Thursday night at the phenomenal Girl Talk: A Cis & Trans Woman Dialogue, curated by Julia Serano and Gina de Vries, Ryka Aoki de la Cruz talked about family, about how if we’re family how can we ‘outreach’ to each other? Families who’ve been separated have reunions, not outreach — it was brilliant (as were each of the other performances shared at that show) and of course there were many more points she made and images she shared in her piece…
And this one, though, sticks in me — sticks in my troubles — the way performers talk about family sometimes, how we should treat each other more like family, meaning we should treat each other better, more kindly, with more open hearts, right? I guess that’s how my inside hopeful heartsick places interpret that phrase.
But I think we do treat each other like family, already, unfortunately. ‘Cause what are our experiences of family? We drop one another when it’s expedient, we shut each other out and off. We take sexual advantage and then turn our backs. Isn’t that family?
I get tired (and by tired I mean heartbroken-sad) of hearing about family like it should be understandable, like by referencing family as a metaphor for unconditional-yet-complicated love and acceptance, I will understand what that means. But I don’t. My history of family is retracted love, pure and unabashed abandonment, extremely painful attempts at reconnection across severed ties — and now we’re supposed to make family together, you and me, we in these queer communities, and family, to me, looks like the horrifying inbred, yes, incestuous (and I use that metaphor deliberately) difficult raw puritanical stuff we have created and find ourselves struggling against.
‘Cause I understand what she’s talking about (how we don’t outreach to family — so how are you going to talk about ‘outreaching’ to queer folks of color, for example, to transwomen, to the others who are ‘underrepresented’ at the mainstream white queer gatherings that many of us find ourselves participating in), and I love it with all the inside webs of my heart.

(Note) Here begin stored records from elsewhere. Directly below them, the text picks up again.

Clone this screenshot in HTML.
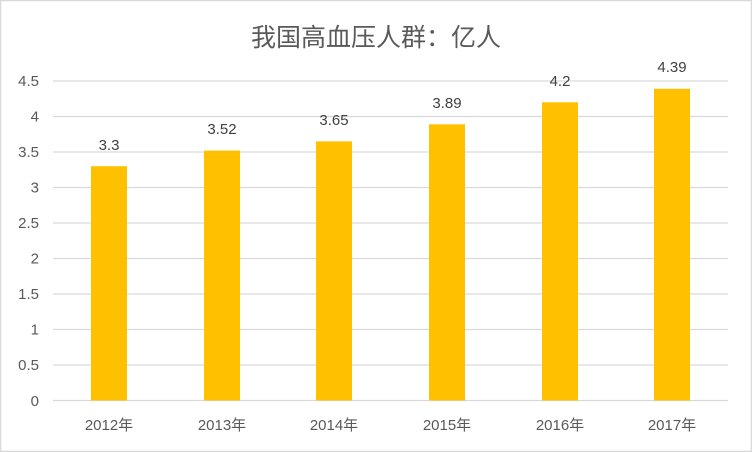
<!DOCTYPE html>
<html><head><meta charset="utf-8"><style>
html,body{margin:0;padding:0;background:#fff}
svg{display:block}
text{font-family:"Liberation Sans","Noto Sans CJK SC",sans-serif}
</style></head><body>
<svg width="752" height="452" xmlns="http://www.w3.org/2000/svg">
<rect x="0.5" y="0.5" width="751" height="451" fill="#fff" stroke="#d9d9d9" stroke-width="1.5"/>
<text x="376" y="46" text-anchor="middle" font-size="25" fill="#595959">我国高血压人群：亿人</text>
<g stroke="#d9d9d9" stroke-width="1.3">
<line x1="53" x2="728" y1="81" y2="81"/>
<line x1="53" x2="728" y1="116.5" y2="116.5"/>
<line x1="53" x2="728" y1="152" y2="152"/>
<line x1="53" x2="728" y1="187.5" y2="187.5"/>
<line x1="53" x2="728" y1="223" y2="223"/>
<line x1="53" x2="728" y1="258.5" y2="258.5"/>
<line x1="53" x2="728" y1="294" y2="294"/>
<line x1="53" x2="728" y1="329.5" y2="329.5"/>
<line x1="53" x2="728" y1="365" y2="365"/>
<line x1="53" x2="728" y1="400.5" y2="400.5"/>
</g>
<g font-size="15" fill="#595959" text-anchor="end">
<text x="39" y="86">4.5</text><text x="39" y="121.5">4</text><text x="39" y="157">3.5</text>
<text x="39" y="192.5">3</text><text x="39" y="228">2.5</text><text x="39" y="263.5">2</text>
<text x="39" y="299">1.5</text><text x="39" y="334.5">1</text><text x="39" y="370">0.5</text>
<text x="39" y="406">0</text>
</g>
<g fill="#ffc000">
<rect x="91" y="166.2" width="36" height="234.3"/>
<rect x="204" y="150.6" width="36" height="249.9"/>
<rect x="316" y="141.4" width="36" height="259.1"/>
<rect x="429" y="124.3" width="36" height="276.2"/>
<rect x="542" y="102.3" width="36" height="298.2"/>
<rect x="654" y="88.8" width="36" height="311.7"/>
</g>
<g font-size="15" fill="#404040" text-anchor="middle">
<text x="109" y="150">3.3</text>
<text x="222" y="134">3.52</text>
<text x="334" y="125">3.65</text>
<text x="447" y="108">3.89</text>
<text x="560" y="86">4.2</text>
<text x="672" y="72">4.39</text>
</g>
<g font-size="15" fill="#595959" text-anchor="middle">
<text x="109" y="430">2012年</text>
<text x="222" y="430">2013年</text>
<text x="334" y="430">2014年</text>
<text x="447" y="430">2015年</text>
<text x="560" y="430">2016年</text>
<text x="672" y="430">2017年</text>
</g>
</svg>
</body></html>
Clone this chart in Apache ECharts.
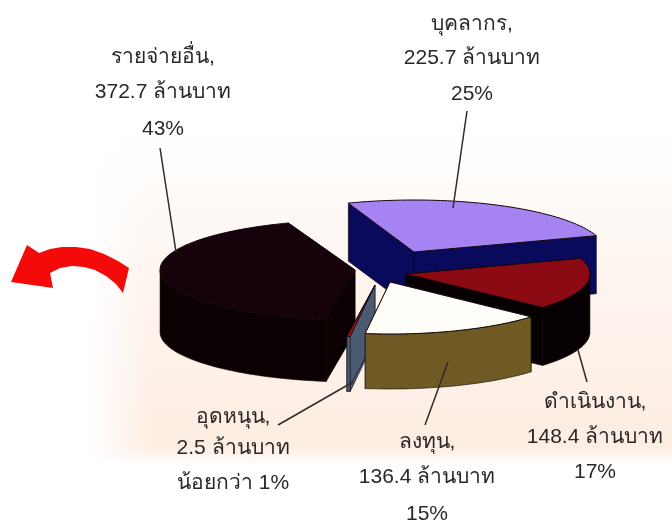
<!DOCTYPE html>
<html>
<head>
<meta charset="utf-8">
<script src="https://cdn.jsdelivr.net/npm/echarts@6/dist/echarts.min.js"></script>
<style>
  html, body { margin: 0; padding: 0; background: #fff; }
  #wrap { position: relative; width: 672px; height: 530px; }
  /* peach paper behind the pie, fades out at the top, left and bottom */
  #wrap .peach { position: absolute; left: 0; top: 0; width: 672px; height: 530px;
    background: linear-gradient(180deg, #ffffff 0, #ffffff 130px, #fef5ef 280px, #fdeee4 420px, #fdeee4 448px, #ffffff 466px); }
  #wrap .fade { position: absolute; left: 0; top: 0; width: 150px; height: 530px;
    background: linear-gradient(90deg, #ffffff 0, #ffffff 90px, rgba(255,255,255,0) 150px); }
  #chart { position: absolute; left: 0; top: 0; width: 672px; height: 530px; }
</style>
</head>
<body>
<div id="wrap">
  <div class="peach"></div>
  <div class="fade"></div>
  <div id="chart"></div>
</div>
<script>
// clockwise from the back left edge of the pie
const names = ['บุคลากร', 'ดำเนินงาน', 'ลงทุน', 'อุดหนุน', 'รายจ่ายอื่น'];
const values = [225.7, 148.4, 136.4, 2.5, 372.7];
const percents = ['25%', '17%', '15%', 'น้อยกว่า 1%', '43%'];

// each slice is pulled out by hand so it has its own apex
const apexX = [414, 406, 390, 375, 355];
const apexY = [252, 274, 282, 285, 270];
const radiusX = [192, 184, 190, 190, 195];
const radiusY = [52, 50, 52, 52, 50];
const depth = [58, 58, 55, 55, 62];
const topColors = ['#a583f2', '#8c0a14', '#fffdf8', '#a01018', '#16020a'];
const wallColors = ['#0a0a5c', '#070003', '#6e5a22', '#4b5a70', '#0b0002'];
// painter order, back to front
const drawOrder = [0, 4, 1, 3, 2];
const startAngle = -110;

const total = values.reduce((a, b) => a + b, 0);
const angles = [];
let acc = startAngle;
values.forEach(v => {
  angles.push([acc, acc + v / total * 360]);
  acc += v / total * 360;
});

const renderSlice = (params, api) => {
  const i = api.value(0);
  const cx = apexX[i], cy = apexY[i], rx = radiusX[i], ry = radiusY[i], d = depth[i];
  const [a0, a1] = angles[i];
  const rim = t => [cx + rx * Math.cos(t * Math.PI / 180), cy + ry * Math.sin(t * Math.PI / 180)];
  const down = p => [p[0], p[1] + d];
  const arc = [];
  for (let t = a0; t < a1; t += 2) arc.push(rim(t));
  arc.push(rim(a1));

  const wallStyle = { fill: wallColors[i], stroke: '#0a0508', lineWidth: 0.6 };
  const children = [];
  const apex = [cx, cy];
  [arc[0], arc[arc.length - 1]].forEach(p => {
    children.push({ type: 'polygon', shape: { points: [apex, p, down(p), down(apex)] }, style: wallStyle });
  });
  // only the part of the rim that faces the viewer
  const front = arc.filter(p => p[1] >= cy);
  if (front.length > 1) {
    children.push({
      type: 'polygon',
      shape: { points: front.concat(front.slice().reverse().map(down)) },
      style: wallStyle
    });
  }
  children.push({
    type: 'polygon',
    shape: { points: [apex].concat(arc) },
    style: { fill: topColors[i], stroke: '#12060a', lineWidth: 1 }
  });
  return { type: 'group', children };
};

const labelStyle = {
  font: '21px "Liberation Sans", "Noto Sans", sans-serif',
  fill: '#2b2727',
  textAlign: 'center',
  textVerticalAlign: 'middle'
};
const text = (x, y, str) => ({ type: 'text', x, y, z: 50, style: { ...labelStyle, text: str } });
const leader = (x1, y1, x2, y2) => ({
  type: 'line', z: 50,
  shape: { x1, y1, x2, y2 },
  style: { stroke: '#2f2b2b', lineWidth: 1.5 }
});

const chart = echarts.init(document.getElementById('chart'));
chart.setOption({
  animation: false,
  series: [{
    type: 'custom',
    coordinateSystem: 'none',
    renderItem: renderSlice,
    data: drawOrder.map(i => [i, values[i]])
  }],
  graphic: [
    text(163, 57, names[4] + ','),
    text(163, 92, values[4] + ' ล้านบาท'),
    text(163, 129, percents[4]),
    text(472, 24, names[0] + ','),
    text(472, 58, values[0] + ' ล้านบาท'),
    text(472, 94, percents[0]),
    text(595, 402, names[1] + ','),
    text(595, 437, values[1] + ' ล้านบาท'),
    text(595, 472, percents[1]),
    text(427, 442, names[2] + ','),
    text(427, 477, values[2] + ' ล้านบาท'),
    text(427, 514, percents[2]),
    text(233, 417, names[3] + ','),
    text(233, 448, values[3] + ' ล้านบาท'),
    text(233, 483, percents[3]),
    leader(160, 148, 176, 252),
    leader(467, 111, 453, 208),
    leader(578, 350, 587, 382),
    leader(448, 362, 425, 425),
    leader(278, 425, 353, 382),
    // red arrow on the left
    {
      type: 'polygon', z: 50,
      shape: {
        points: [[27, 245], [39, 253], [50, 249], [62, 247], [76, 247], [90, 249], [104, 254], [118, 261], [129, 268],
          [123, 293], [116, 284], [106, 276], [95, 270], [84, 267], [72, 266], [60, 268], [50, 273], [53, 288], [11, 282]]
      },
      style: { fill: '#f50a0a' }
    }
  ]
});
</script>
</body>
</html>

But/And, also — we need a different word.
I understand about needing replacements, about using and reclaiming ‘family’ to mean queer sisterbrothers and brothersisters, but we bring with that word all the baggage that shaped us crooked and raw and bent and ashamed and scarred. We carry into that word, and this new collection of people we’re trying to connect with, all the pain that that word learned to bear, all the while we were learning to keep ourselves alive within its bounds, until it was gone.
How do we make ‘family’ good? How can we engender that word into something worthwhile, settle into it with a sense of hope instead of trepidation? You say we are family — to me that means there is no hope between us, no common language, a warped tongue, an indelible severing. That’s where I grow out of.
Not outreach but reunion. Maybe this truth of family is the way of all of us, and reunion will be painful alongside possible, as much as when I return to my blood family and see the shapes that crafted me and feel cup around my face each pair of arms and every set of hands that released me into the grip of a monster. Is that how we feel each other — that we sisters and brothers and others haven’t stood up for each other enough, haven’t protected each other enough, haven’t sent enough letters or enough I Miss You cards, or called enough to hear how your life is, to hear how he blessedness flows and hear how the hurts hit you and how can I share in both?
I don’t do those parts very well, I’ll admit it, the reaching out. She says we don’t outreach to family, and I get her meaning, and and and — I always feel like it’s an outreach when I try to touch anyone with a tie to my insides: old friends, blood family — a tentative feeling those lines: Are we still connected? Have you dropped me yet?
More and more thinking on this to come … so many thanks to you, Ryka, for these considerations, this possibility, your words!